Errors in the algorithm
Biased datasets stem from the inputs of computational linguists. It is not an active or conscious effort by model creators to produce gender biased translations, but instead a reflection of inherent social biases. As humans, we learn societal norms and values based on our environment and its social forces. By way of this learning, human social cognition is inherently biased.
Gender stereotypes and insensitivities embedded in the human psyche manifest in the machine learning model. Almost 90% of men and women hold bias against females, found a UN study. This is essentially the reason gender bias occurs and why machine translation will replicate it in a translation.
Biases are automatic and naturally occurring in the way that they help to make sense of complex realities. However, society nowadays is becoming arguably more aware of gender biases and its damaging impacts on women and other gender minorities and there is a greater understanding for the weight of gender pronouns. While unconscious bias cannot be undone, being aware of the problem and taking an active stance in disarming these associations is essential to improving training data.
Reducing gender bias in machine translation
There are no quick fixes to reducing gender bias in machine translation. It requires a long-term approach to slowly adjust datasets and teach machine learning models to become more gender sensitive.
So, how can you adjust datasets?
Modifying datasets: Datasets may be incomplete and/or skewed due to limited demographics making up the training corpora.
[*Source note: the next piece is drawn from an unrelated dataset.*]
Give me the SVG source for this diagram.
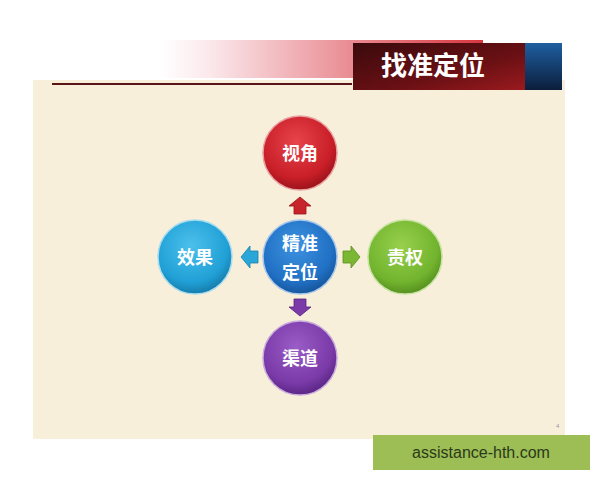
<svg xmlns="http://www.w3.org/2000/svg" width="600" height="480" viewBox="0 0 600 480">
<style>
.lbl{font-family:"Noto Sans CJK SC","Noto Sans",sans-serif;font-weight:bold;font-size:18px;fill:#fff;text-anchor:middle}
.ring{stroke-width:1.5}
</style>
<defs>
<linearGradient id="bar" x1="0" y1="0" x2="1" y2="0">
<stop offset="0" stop-color="#fff"/>
<stop offset="0.15" stop-color="#fbe9ec"/>
<stop offset="1" stop-color="#d8363f"/>
</linearGradient>
<linearGradient id="dark" x1="0" y1="0" x2="1" y2="1">
<stop offset="0" stop-color="#3a0a0c"/>
<stop offset="0.6" stop-color="#6a1014"/>
<stop offset="1" stop-color="#9a1a1e"/>
</linearGradient>
<linearGradient id="blue" x1="0" y1="0" x2="0" y2="1">
<stop offset="0" stop-color="#1f5fa0"/>
<stop offset="1" stop-color="#0b1e3c"/>
</linearGradient>
<radialGradient id="gRed" cx="0.45" cy="0.35" r="0.7">
<stop offset="0" stop-color="#e8444c"/><stop offset="0.7" stop-color="#c81e28"/><stop offset="1" stop-color="#8e0f16"/>
</radialGradient>
<radialGradient id="gCyan" cx="0.45" cy="0.35" r="0.7">
<stop offset="0" stop-color="#4cc0ec"/><stop offset="0.7" stop-color="#20a0d6"/><stop offset="1" stop-color="#12729e"/>
</radialGradient>
<radialGradient id="gBlue" cx="0.45" cy="0.35" r="0.7">
<stop offset="0" stop-color="#3e92e0"/><stop offset="0.7" stop-color="#2070c4"/><stop offset="1" stop-color="#144e90"/>
</radialGradient>
<radialGradient id="gGreen" cx="0.45" cy="0.35" r="0.7">
<stop offset="0" stop-color="#98d04c"/><stop offset="0.7" stop-color="#72b42e"/><stop offset="1" stop-color="#4e861c"/>
</radialGradient>
<radialGradient id="gPurple" cx="0.45" cy="0.35" r="0.7">
<stop offset="0" stop-color="#9a5cc6"/><stop offset="0.7" stop-color="#7a3aa8"/><stop offset="1" stop-color="#52207a"/>
</radialGradient>
<path id="arrowUp" d="M-6,8 L-6,0 L-11,0 L0,-9 L11,0 L6,0 L6,8 Z"/>
</defs>
<rect width="600" height="480" fill="#fff"/>
<rect x="33" y="80" width="532" height="359" fill="#f8efda"/>
<rect x="160" y="40" width="323" height="38" fill="url(#bar)"/>
<line x1="52" y1="84" x2="352" y2="84" stroke="#5a1518" stroke-width="2"/>
<rect x="353" y="43" width="172" height="47" fill="url(#dark)"/>
<rect x="525" y="43" width="37" height="47" fill="url(#blue)"/>
<text x="433" y="75" style="font-family:'Noto Sans CJK SC','Noto Sans',sans-serif;font-weight:bold;font-size:26px;fill:#fff;text-anchor:middle">找准定位</text>
<text x="556" y="428" style="font-family:'Liberation Sans',sans-serif;font-size:6px;fill:#999">4</text>

<g id="connectors">
<use href="#arrowUp" transform="translate(300,206)" fill="#c8242c" stroke="#9a1418" stroke-width="0.8"/>
<use href="#arrowUp" transform="translate(300,307) rotate(180)" fill="#7a3aa8" stroke="#5a2080" stroke-width="0.8"/>
<use href="#arrowUp" transform="translate(250,257) rotate(-90)" fill="#2aa6d8" stroke="#1a80aa" stroke-width="0.8"/>
<use href="#arrowUp" transform="translate(351,257) rotate(90)" fill="#7ab834" stroke="#5a8e20" stroke-width="0.8"/>
</g>

<g id="n-top">
<circle cx="300" cy="153" r="37" fill="url(#gRed)" stroke="#e9a0a0" class="ring"/>
<text class="lbl" x="300" y="160">视角</text>
</g>
<g id="n-left">
<circle cx="195" cy="257" r="37" fill="url(#gCyan)" stroke="#a8dcef" class="ring"/>
<text class="lbl" x="195" y="264">效果</text>
</g>
<g id="n-center">
<circle cx="300" cy="257" r="37" fill="url(#gBlue)" stroke="#a6c6ea" class="ring"/>
<text class="lbl" x="300" y="250">精准</text>
<text class="lbl" x="300" y="279">定位</text>
</g>
<g id="n-right">
<circle cx="405" cy="257" r="37" fill="url(#gGreen)" stroke="#c6e2a0" class="ring"/>
<text class="lbl" x="405" y="264">责权</text>
</g>
<g id="n-bottom">
<circle cx="300" cy="358" r="37" fill="url(#gPurple)" stroke="#c8aadc" class="ring"/>
<text class="lbl" x="300" y="365">渠道</text>
</g>

<rect x="373" y="435" width="217" height="35" fill="#9dbd55"/>
<text x="481" y="458" style="font-family:'Liberation Sans',sans-serif;font-size:16px;fill:#2a3a1a;text-anchor:middle">assistance-hth.com</text>
</svg>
Fixing the datasets themselves require a broader demographic with more female and other gender identities contributing to more inclusive and balanced outcomes.
This is however easier said than done, as datasets are made up of hundreds of millions of sentences. De-biasing the pre-existing data would be extremely time-consuming and costly, but the same concept can be applied on a smaller scale to retrain machine learning systems on new datasets. Overtime, the AI will re-learn based off the new datasets and create more balanced translations.
Human-in-the-loop approach: In addition to retraining translation AI, adopting a human-in-the-loop approach can help to even out imbalances. A human-in-the-loop approach in this instance refers to a review of the translated material to reduce machine errors. As society becomes more sensitive to the importance of gender inclusiveness, the corpus will become fairer and more equal overtime.
Gendered vs genderless languages
Translating from a genderless language, such as English, into gendered languages, such as French and Spanish present new challenges for de-biasing machine translation output. For instance, the sentence “the architect is talented” in English does not define the gender of the architect. Google Translate offers two translations in Spanish, one defining the female form and the other defining the male form.
It is impossible for machine translation to decipher a single, correct translation, because the English form does not specify whether the architect is male or female. In these instances, the machine translation relies on the training data to choose a single translation. The output will reflect the pronoun that statistically occurs more frequently within the training data. This is why human biases occur within the data and therefore why machine translation reflects the same bias. Objectively, men are more likely to become architects than women, so it is likely that there are more instances where “architect” is associated with being male rather than female in the training data. The machine translation would automatically reproduce the anomaly as the most commonly occurring association in the dataset, even if the architect in the source text was in fact female.
New and improved datasets
Gender biased outputs in machine translation can only be reduced or eliminated with the help of more balanced reference material. This requires ongoing and conscious efforts to include more diverse demographics producing the datasets for the machine translation system.